There being no proof to the contrary, the judge was about dismissing the
parties, when the Indian cried out,--"The horse is mine, and I'll prove
it!" He immediately took off his mantle, and with it instantly covered
the head of the animal; then addressing the judge,--"Since this man," said
he, "affirms that he has raised the horse from a colt, command him to tell
of which eye he is blind." The Spaniard, who would not seem to hesitate,
instantly answered, "Of the right eye." "He is neither blind of the right
eye," replied the Indian, "nor of the left."

The judge decreed him the horse, and the Spaniard to be punished as a
robber.


INDIAN POLITENESS.

The politeness of these people in conversation is indeed carried to
excess; since it does not permit them to contradict or deny the truth of
what is asserted in their presence.
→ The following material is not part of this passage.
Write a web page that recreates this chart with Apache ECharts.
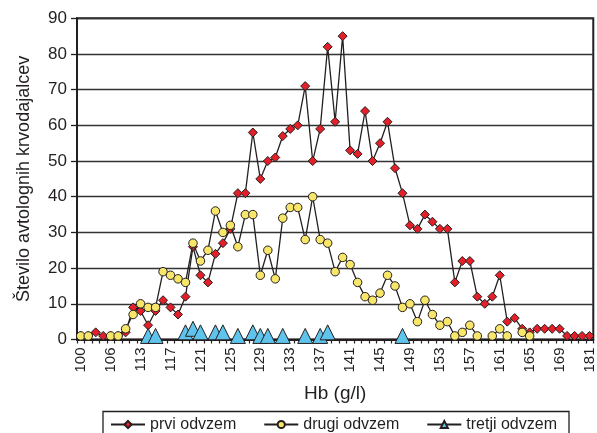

By this means they indeed avoid
disputes; but then it becomes difficult to know their minds, or what
impression you make upon them. When any of them come into our towns, our
people are apt to crowd around them, gaze upon them, and incommode them
when they desire to be private; this they esteem great rudeness, and the
effect of the want of instruction in the rules of civility and good
manners. "We have," say they, "as much curiosity as you, and when you come
into our towns, we wish for opportunities of looking at you; but for this
purpose we hide ourselves behind bushes where you are to pass, and never
intrude ourselves into your company."